++++ Data section

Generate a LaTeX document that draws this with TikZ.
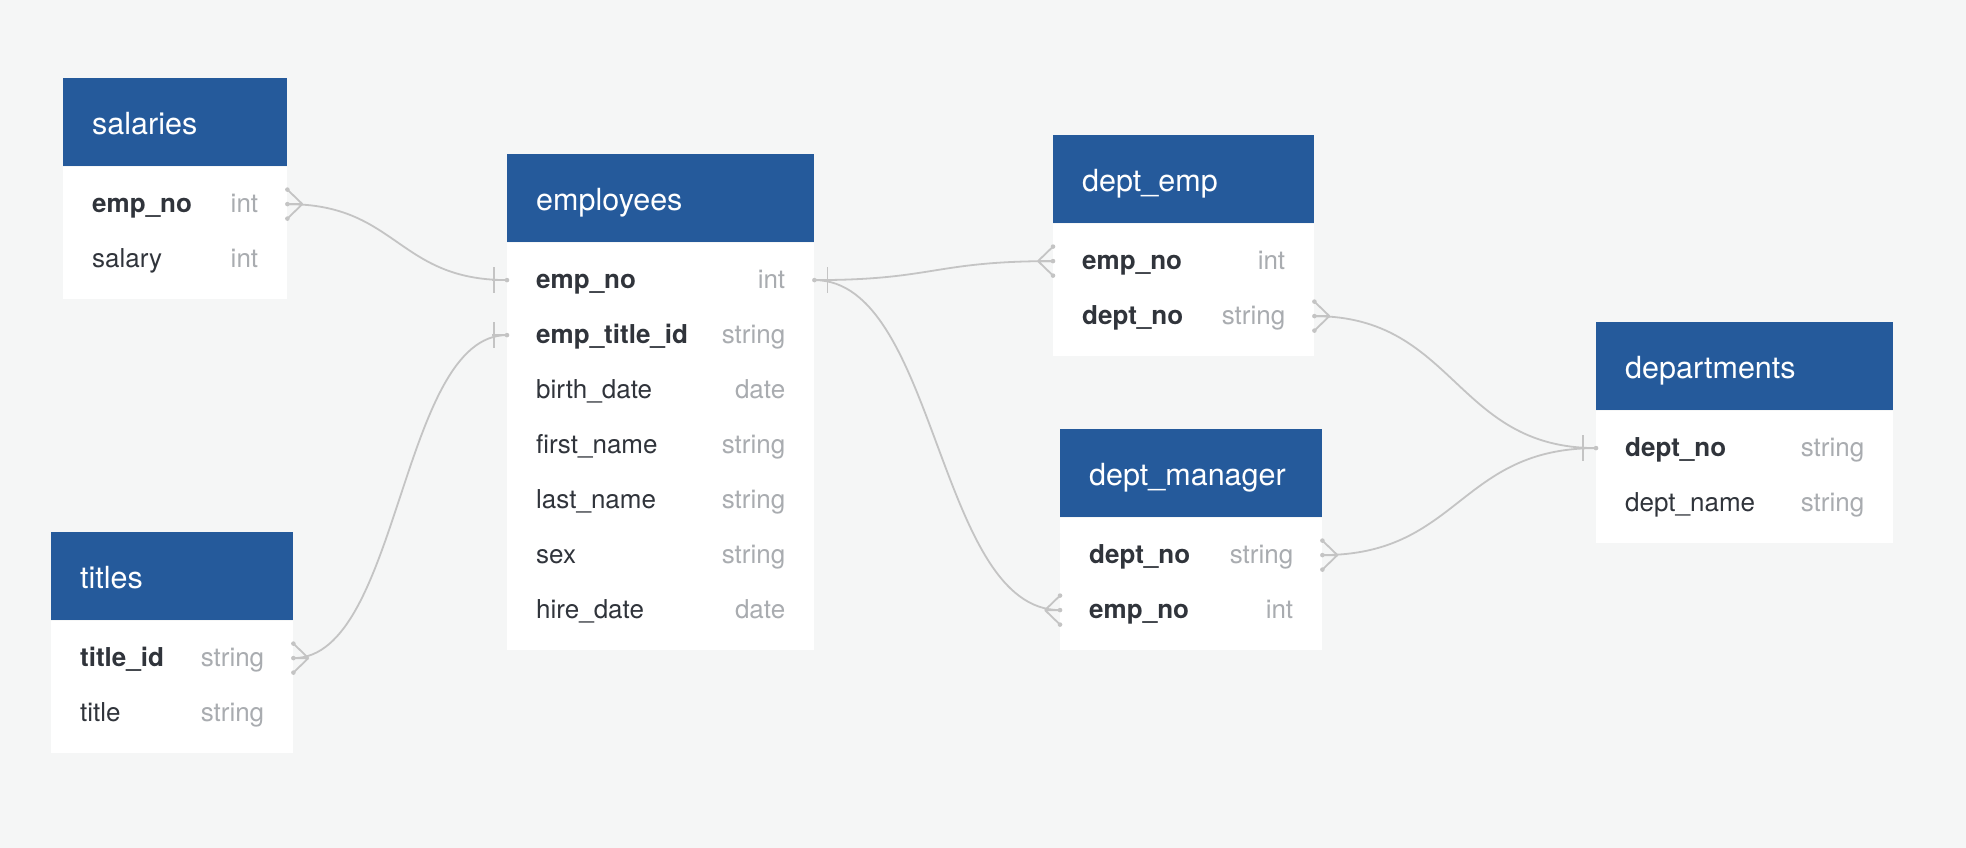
\documentclass[tikz,border=0pt]{standalone}
\usepackage{fontspec}
\setmainfont{TeX Gyre Heros}
\definecolor{erblue}{HTML}{255A9B}
\definecolor{erpaper}{HTML}{F5F6F6}
\definecolor{erink}{HTML}{30343B}
\definecolor{ergray}{HTML}{A9ACB0}
\definecolor{erline}{HTML}{C4C4C4}

\tikzset{
  erhead/.style={fill=erblue, draw=none, minimum height=88pt, inner sep=0pt, anchor=north west},
  erbody/.style={fill=white, draw=none, inner sep=0pt, anchor=north west},
  errow/.style={inner sep=0pt, minimum height=55pt, anchor=north west},
  ertitle/.style={text=white, font=\fontsize{30.5}{36}\selectfont, inner sep=0pt, anchor=base west},
  erfield/.style={text=erink, font=\fontsize{26}{31}\selectfont, inner sep=0pt, anchor=base west},
  erkey/.style={erfield, font=\fontsize{26}{31}\selectfont\bfseries},
  ertype/.style={text=ergray, font=\fontsize{26}{31}\selectfont, inner sep=0pt, anchor=base east},
  erlink/.style={draw=erline, line width=1.8pt},
}

% table: name, north west corner, width, title, number of rows, rows key/field/type/style
\newcommand{\ertable}[6]{%
  \node[erhead, minimum width=#3] (#1) at (#2) {};
  \node[erbody, minimum width=#3, minimum height=55*#5+22] (#1-body) at (#1.south west) {};
  \node[ertitle] (#1-title) at ([xshift=29pt, yshift=-12pt]#1.west) {#4};
  \foreach \k/\f/\t/\s [count=\i] in {#6} {
    \node[errow, minimum width=#3] (#1-\k) at ([yshift={-10-55*(\i-1)}]#1.south west) {};
    \node[\s] (#1-\k-name) at ([xshift=29pt, yshift=-8.5pt]#1-\k.west) {\f};
    \node[ertype] (#1-\k-type) at ([xshift=-29pt, yshift=-8.5pt]#1-\k.east) {\t};
  }
}
% crow's foot (many) and bar (one) ends, #2 = side (1 right, -1 left)
\newcommand{\erMany}[2]{%
  \draw[erlink] ([xshift=#2*15pt]#1) -- ([yshift=14.5pt]#1)
                ([xshift=#2*15pt]#1) -- (#1)
                ([xshift=#2*15pt]#1) -- ([yshift=-14.5pt]#1);
  \fill[erline] ([yshift=14.5pt]#1) circle (2.3pt) (#1) circle (2.3pt) ([yshift=-14.5pt]#1) circle (2.3pt);
}
\newcommand{\erOne}[2]{%
  \draw[erlink] ([xshift=#2*13pt, yshift=13pt]#1) -- ([xshift=#2*13pt, yshift=-13pt]#1)
                ([xshift=#2*15pt]#1) -- (#1);
  \fill[erline] (#1) circle (2.3pt);
}

\begin{document}
\begin{tikzpicture}[x=1pt, y=-1pt]
\path[use as bounding box, fill=erpaper] (0,0) rectangle (1966,848);

\ertable{salaries}{63,78}{224}{salaries}{2}{emp/emp\_no/int/erkey, sal/salary/int/erfield}
\ertable{employees}{507,154}{307}{employees}{7}{emp/emp\_no/int/erkey, title/emp\_title\_id/string/erkey,
  birth/birth\_date/date/erfield, first/first\_name/string/erfield, last/last\_name/string/erfield,
  sex/sex/string/erfield, hire/hire\_date/date/erfield}
\ertable{titles}{51,532}{242}{titles}{2}{tid/title\_id/string/erkey, title/title/string/erfield}
\ertable{deptemp}{1053,135}{261}{dept\_emp}{2}{emp/emp\_no/int/erkey, dept/dept\_no/string/erkey}
\ertable{deptman}{1060,429}{262}{dept\_manager}{2}{dept/dept\_no/string/erkey, emp/emp\_no/int/erkey}
\ertable{departments}{1596,322}{297}{departments}{2}{dept/dept\_no/string/erkey, name/dept\_name/string/erfield}

% relations
\draw[erlink] (salaries-emp.east) .. controls +(110,0) and +(-110,0) .. (employees-emp.west);
\draw[erlink] (titles-tid.east) .. controls +(107,0) and +(-107,0) .. (employees-title.west);
\draw[erlink] (employees-emp.east) .. controls +(120,0) and +(-120,0) .. (deptemp-emp.west);
\draw[erlink] (employees-emp.east) .. controls +(123,0) and +(-123,0) .. (deptman-emp.west);
\draw[erlink] (deptemp-dept.east) .. controls +(141,0) and +(-141,0) .. (departments-dept.west);
\draw[erlink] (deptman-dept.east) .. controls +(137,0) and +(-137,0) .. (departments-dept.west);

\erMany{salaries-emp.east}{1}
\erOne{employees-emp.west}{-1}
\erMany{titles-tid.east}{1}
\erOne{employees-title.west}{-1}
\erOne{employees-emp.east}{1}
\erMany{deptemp-emp.west}{-1}
\erMany{deptman-emp.west}{-1}
\erMany{deptemp-dept.east}{1}
\erMany{deptman-dept.east}{1}
\erOne{departments-dept.west}{-1}
\end{tikzpicture}
\end{document}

++++++++

Make an exact copy of the whole listing, but don't bring over any pictures.

Generate a LaTeX document that draws this with TikZ.
\documentclass[tikz,border=0pt]{standalone}
\usepackage{fontspec}
\setmainfont{TeX Gyre Heros}
\definecolor{erblue}{HTML}{255A9B}
\definecolor{erpaper}{HTML}{F5F6F6}
\definecolor{erink}{HTML}{30343B}
\definecolor{ergray}{HTML}{A9ACB0}
\definecolor{erline}{HTML}{C4C4C4}

\tikzset{
  erhead/.style={fill=erblue, draw=none, minimum height=88pt, inner sep=0pt, anchor=north west},
  erbody/.style={fill=white, draw=none, inner sep=0pt, anchor=north west},
  errow/.style={inner sep=0pt, minimum height=55pt, anchor=north west},
  ertitle/.style={text=white, font=\fontsize{30.5}{36}\selectfont, inner sep=0pt, anchor=base west},
  erfield/.style={text=erink, font=\fontsize{26}{31}\selectfont, inner sep=0pt, anchor=base west},
  erkey/.style={erfield, font=\fontsize{26}{31}\selectfont\bfseries},
  ertype/.style={text=ergray, font=\fontsize{26}{31}\selectfont, inner sep=0pt, anchor=base east},
  erlink/.style={draw=erline, line width=1.8pt},
}

% table: name, north west corner, width, title, number of rows, rows key/field/type/style
\newcommand{\ertable}[6]{%
  \node[erhead, minimum width=#3] (#1) at (#2) {};
  \node[erbody, minimum width=#3, minimum height=55*#5+22] (#1-body) at (#1.south west) {};
  \node[ertitle] (#1-title) at ([xshift=29pt, yshift=-12pt]#1.west) {#4};
  \foreach \k/\f/\t/\s [count=\i] in {#6} {
    \node[errow, minimum width=#3] (#1-\k) at ([yshift={-10-55*(\i-1)}]#1.south west) {};
    \node[\s] (#1-\k-name) at ([xshift=29pt, yshift=-8.5pt]#1-\k.west) {\f};
    \node[ertype] (#1-\k-type) at ([xshift=-29pt, yshift=-8.5pt]#1-\k.east) {\t};
  }
}
% crow's foot (many) and bar (one) ends, #2 = side (1 right, -1 left)
\newcommand{\erMany}[2]{%
  \draw[erlink] ([xshift=#2*15pt]#1) -- ([yshift=14.5pt]#1)
                ([xshift=#2*15pt]#1) -- (#1)
                ([xshift=#2*15pt]#1) -- ([yshift=-14.5pt]#1);
  \fill[erline] ([yshift=14.5pt]#1) circle (2.3pt) (#1) circle (2.3pt) ([yshift=-14.5pt]#1) circle (2.3pt);
}
\newcommand{\erOne}[2]{%
  \draw[erlink] ([xshift=#2*13pt, yshift=13pt]#1) -- ([xshift=#2*13pt, yshift=-13pt]#1)
                ([xshift=#2*15pt]#1) -- (#1);
  \fill[erline] (#1) circle (2.3pt);
}

\begin{document}
\begin{tikzpicture}[x=1pt, y=-1pt]
\path[use as bounding box, fill=erpaper] (0,0) rectangle (1966,848);

\ertable{salaries}{63,78}{224}{salaries}{2}{emp/emp\_no/int/erkey, sal/salary/int/erfield}
\ertable{employees}{507,154}{307}{employees}{7}{emp/emp\_no/int/erkey, title/emp\_title\_id/string/erkey,
  birth/birth\_date/date/erfield, first/first\_name/string/erfield, last/last\_name/string/erfield,
  sex/sex/string/erfield, hire/hire\_date/date/erfield}
\ertable{titles}{51,532}{242}{titles}{2}{tid/title\_id/string/erkey, title/title/string/erfield}
\ertable{deptemp}{1053,135}{261}{dept\_emp}{2}{emp/emp\_no/int/erkey, dept/dept\_no/string/erkey}
\ertable{deptman}{1060,429}{262}{dept\_manager}{2}{dept/dept\_no/string/erkey, emp/emp\_no/int/erkey}
\ertable{departments}{1596,322}{297}{departments}{2}{dept/dept\_no/string/erkey, name/dept\_name/string/erfield}

% relations
\draw[erlink] (salaries-emp.east) .. controls +(110,0) and +(-110,0) .. (employees-emp.west);
\draw[erlink] (titles-tid.east) .. controls +(107,0) and +(-107,0) .. (employees-title.west);
\draw[erlink] (employees-emp.east) .. controls +(120,0) and +(-120,0) .. (deptemp-emp.west);
\draw[erlink] (employees-emp.east) .. controls +(123,0) and +(-123,0) .. (deptman-emp.west);
\draw[erlink] (deptemp-dept.east) .. controls +(141,0) and +(-141,0) .. (departments-dept.west);
\draw[erlink] (deptman-dept.east) .. controls +(137,0) and +(-137,0) .. (departments-dept.west);

\erMany{salaries-emp.east}{1}
\erOne{employees-emp.west}{-1}
\erMany{titles-tid.east}{1}
\erOne{employees-title.west}{-1}
\erOne{employees-emp.east}{1}
\erMany{deptemp-emp.west}{-1}
\erMany{deptman-emp.west}{-1}
\erMany{deptemp-dept.east}{1}
\erMany{deptman-dept.east}{1}
\erOne{departments-dept.west}{-1}
\end{tikzpicture}
\end{document}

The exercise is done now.